Breaking down harmful stereotypes

Gus Worland (fourth from right) and a group of local supporters walked Tumut River on Sunday morning, offering their ear to anyone who might be struggling with mental health issues or concerns.

Media personality, Gotcha for Life founder and Tomorrow Man ambassador Gus Worland simply wants to reduce the rate of suicide among Australian men aged 15-44.

“We lose six blokes to suicide every day in Australia, which is a scary fact,” Worland said.

“For Australian men aged 15-44, suicide is the most common way for men to die and I just have to shake my head.”

Worland has been visiting Tumut for some time now, working in with community groups and sporting clubs to curb the rate of suicide, while letting men know it’s okay to talk and discuss and embrace mental health issues.

“Ever since I was on the Grill Team with Matty Johns and MG (Mark Geyer) with Sydney radio, Jo Murrell has been on to me and hammering me, saying ‘I have to look after the men in this region that is going through a tough time’,” Worland said.

Since then, Worland has fallen in love with the region and on Sunday during his walk, he acknowledged that it had been a rough trot for men, especially those suffering through mental health issues.

“This has certainly been a tough time with the drought on and now the bushfires and it is has been hard for those blokes dealing with the brunt of it, along with their own concerns,” Worland said.
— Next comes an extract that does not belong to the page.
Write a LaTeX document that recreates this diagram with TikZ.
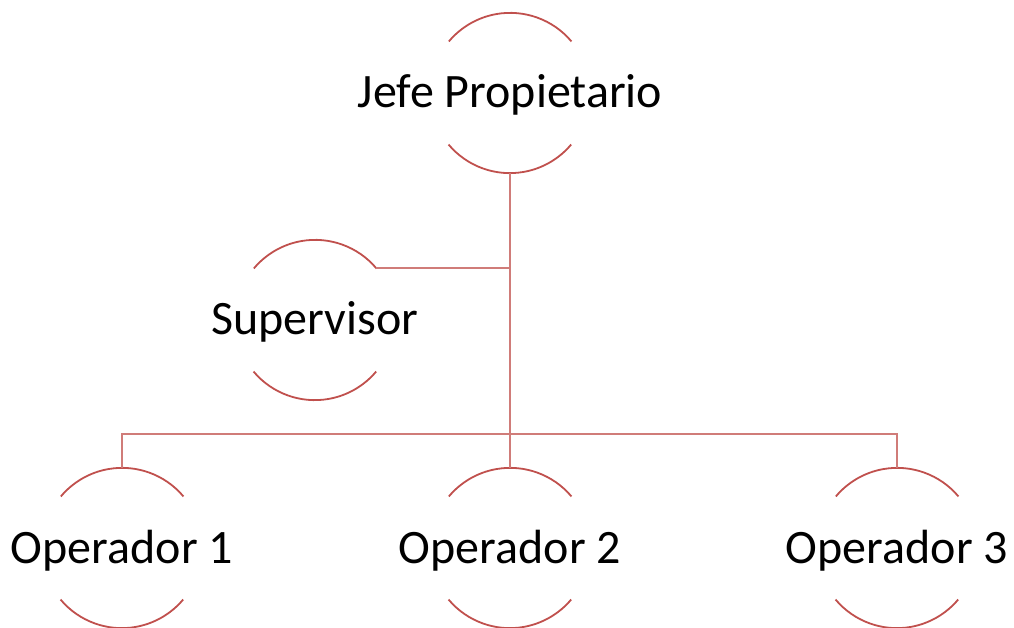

“We love this area and its people and we will do whatever we can to help instigate change and teach men how to deal with their emotions.”
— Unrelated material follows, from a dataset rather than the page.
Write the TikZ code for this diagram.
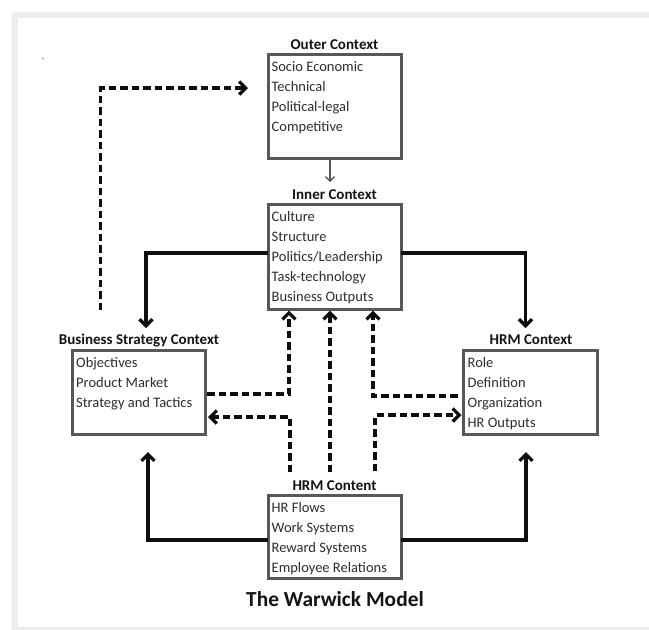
\documentclass[tikz,border=0pt]{standalone}
\usepackage{fontspec}
\setmainfont{Carlito}
\usetikzlibrary{arrows.meta,calc}
\definecolor{framegray}{HTML}{EDEDED}
\definecolor{boxgray}{HTML}{585858}
\definecolor{itemgray}{HTML}{2E2E2E}
\definecolor{ttlcol}{HTML}{141414}
\definecolor{linecol}{HTML}{0E0E0E}
\begin{document}
\begin{tikzpicture}[x=1pt,y=-1pt,
  box/.style={draw=boxgray,line width=3pt,inner sep=0pt,outer sep=0pt,anchor=north west},
  items/.style={font=\fontsize{14.5}{20}\selectfont,text=itemgray,align=left,anchor=north west,inner sep=0pt},
  ttl/.style={font=\fontsize{15}{18}\selectfont\bfseries,text=ttlcol,inner sep=0pt,anchor=base},
  solidarrow/.style={line width=3.3pt,draw=linecol,-{Straight Barb[length=6.5pt,width=13pt]}},
  dasharrow/.style={line width=3.3pt,draw=linecol,dash pattern=on 7.5pt off 4pt,-{Straight Barb[length=6.5pt,width=13pt]}},
  thinarrow/.style={line width=1.3pt,draw=boxgray,-{Straight Barb[length=4.5pt,width=9pt]}}
]
\useasboundingbox (0,0) rectangle (649,630);
% frame
\begin{scope}
\clip (0,0) rectangle (649,630);
\fill[framegray,rounded corners=5pt] (11.5,11.5) rectangle (700,700);
\fill[white] (18,18) rectangle (700,627);
\end{scope}
\fill[gray!70] (43,58.5) circle (1.1);

% boxes
\node[box,minimum width=133pt,minimum height=104pt] (outer) at (268,54) {};
\node[box,minimum width=133pt,minimum height=105pt] (inner) at (268,204) {};
\node[box,minimum width=133pt,minimum height=84pt] (bsc) at (72,350) {};
\node[box,minimum width=133.5pt,minimum height=84pt] (hctx) at (463.5,350) {};
\node[box,minimum width=133pt,minimum height=83pt] (hcont) at (268,495) {};

% titles
\node[ttl] (outert) at (334.5,49.2) {Outer Context};
\node[ttl] (innert) at (334.5,199.8) {Inner Context};
\node[ttl] (bsct) at (139,344.8) {Business Strategy Context};
\node[ttl] (hctxt) at (531,344.8) {HRM Context};
\node[ttl] (hcontt) at (334.5,490) {HRM Content};
\node[font=\fontsize{21.4}{24}\selectfont\bfseries,text=ttlcol,inner sep=0pt,anchor=base] (model) at (335,606.7) {The Warwick Model};

% items
\node[items] (outeri) at ($(outer.north west)+(3.5,7)$) {Socio Economic\\Technical\\Political-legal\\Competitive};
\node[items] (inneri) at ($(inner.north west)+(3.5,7)$) {Culture\\Structure\\Politics/Leadership\\Task-technology\\Business Outputs};
\node[items] (bsci) at ($(bsc.north west)+(4,7)$) {Objectives\\Product Market\\Strategy and Tactics};
\node[items] (hctxi) at ($(hctx.north west)+(4,7)$) {Role\\Definition\\Organization\\HR Outputs};
\node[items] (hconti) at ($(hcont.north west)+(3.5,7)$) {HR Flows\\Work Systems\\Reward Systems\\Employee Relations};

% free ends
\coordinate (bscin) at (146,328);
\coordinate (hctxin) at (525.5,328);
\coordinate (bscup) at (148,452);
\coordinate (hctxup) at (526,452);
\coordinate (d1) at (290,472);
\coordinate (d2) at (330,472);
\coordinate (d3) at (375,471);
\coordinate (fb) at (100.5,310);

% connectors
\draw[thinarrow] ([xshift=-4.5pt]outer.south) -- ++(0,24);
\draw[solidarrow] ([yshift=3.5pt]inner.west) -| (bscin);
\draw[solidarrow] ([yshift=3.5pt]inner.east) -| (hctxin);
\draw[solidarrow] ([yshift=-3.5pt]hcont.west) -| (bscup);
\draw[solidarrow] ([yshift=-3.5pt]hcont.east) -| (hctxup);

\draw[dasharrow] ([xshift=2pt,yshift=-2pt]bsc.east) -| ([yshift=-1.5pt]inner.south -| 289,0);
\draw[dasharrow] (d1) |- ([xshift=3pt,yshift=-25pt]bsc.east);
\draw[dasharrow] (d2) -- ([yshift=-1.5pt]inner.south -| d2);
\draw[dasharrow] ([xshift=-6pt,yshift=-4pt]hctx.west) -| ([yshift=-1.5pt]inner.south -| 373,0);
\draw[dasharrow] (d3) |- ([xshift=-2pt,yshift=-23pt]hctx.west);
\draw[dasharrow] (fb) |- ([xshift=-20pt,yshift=18pt]outer.west);
\end{tikzpicture}
\end{document}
Worland believes his work with Tumut and surrounds can be a catalyst for change and he is encouraging local community groups to get men talking and embracing their feelings; feelings that they have previously been told to keep deep down.
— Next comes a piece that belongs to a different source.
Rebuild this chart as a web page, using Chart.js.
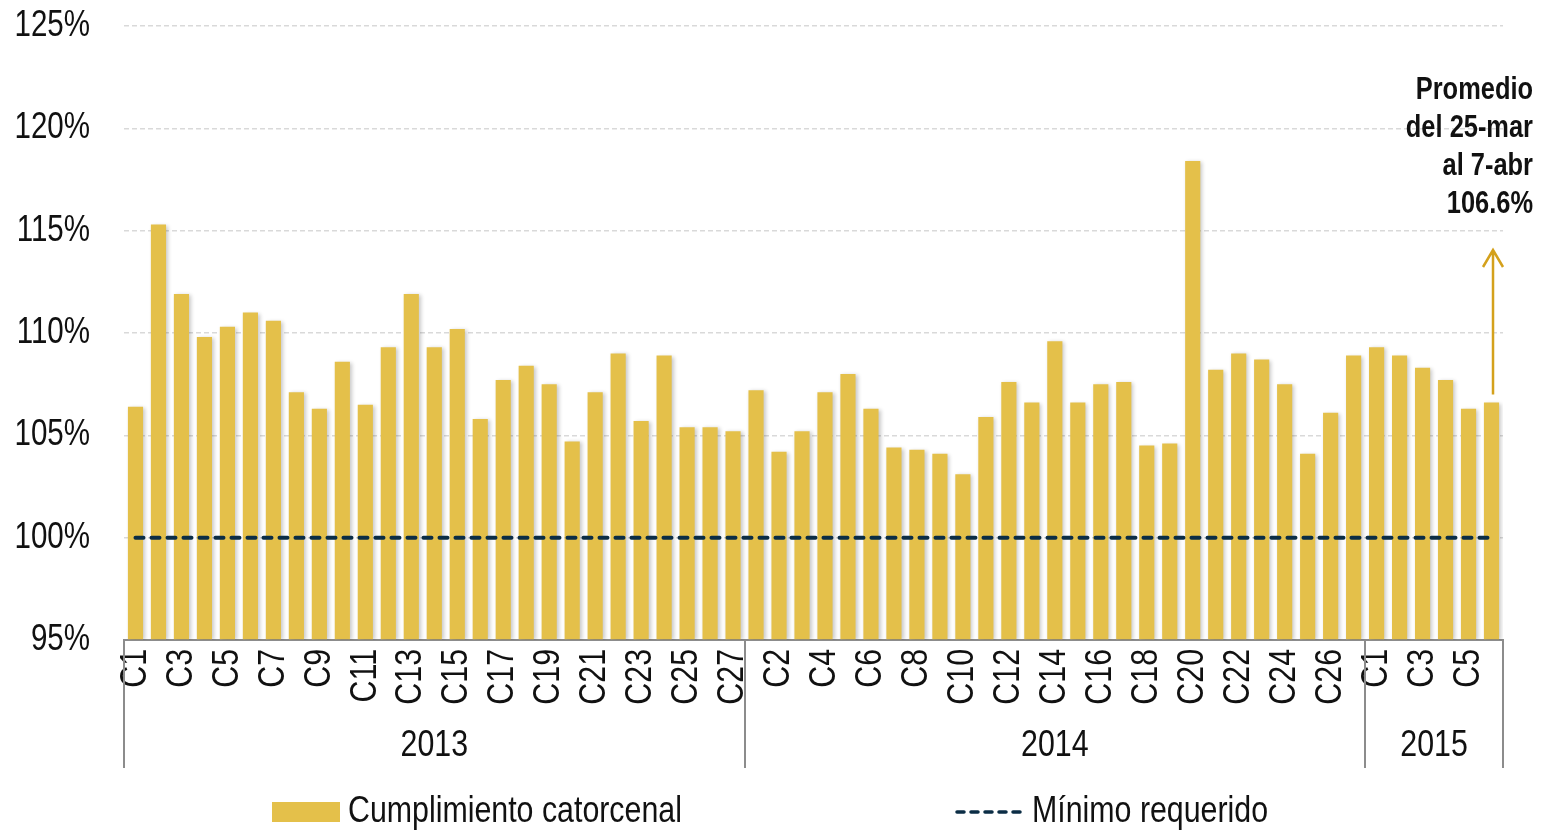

“We don’t need blokes to keep trying to live up to that stereotypical Aussie bloke who holds onto his emotions and keep burying those feelings deep down and so forth; it’s not working,” Worland said.

“We should be teaching blokes that you can be emotional and you can be vulnerable and that talking about your feelings is okay.”

The former radio host explained how he planned on using his work in the local region to help make changes in other areas of NSW and Australia.

“We are now using this region as a template to then pick it up and potentially take it to other regions in Australia,” Worland said.

“I went down and spoke to the Prime Minister in Canberra two Fridays ago and said to him if you look at what we are doing in that Tumut area, it’s a wonderful template to show that a community can get together and build some mental fitness by having events on.

“I hope this region can be the catalyst for change and we are spreading the seed for change with men in that next generation.

Worland is planning on coming back to Tumut and surrounds again shortly for two of the region’s biggest events.

“We are back again for the (Batlow) CiderFest and the Tumut Colour Run and we hope to see as many people there as possible and I will be around to have a chat with anyone who wants to talk,” Worland said.

Worland did have one final message for local men who might be struggling and implored anyone going through a bad time to speak up. 

“It used to be man up, shut up but now it is man up, speak up and if you need to talk, find someone and just talk,” Worland said.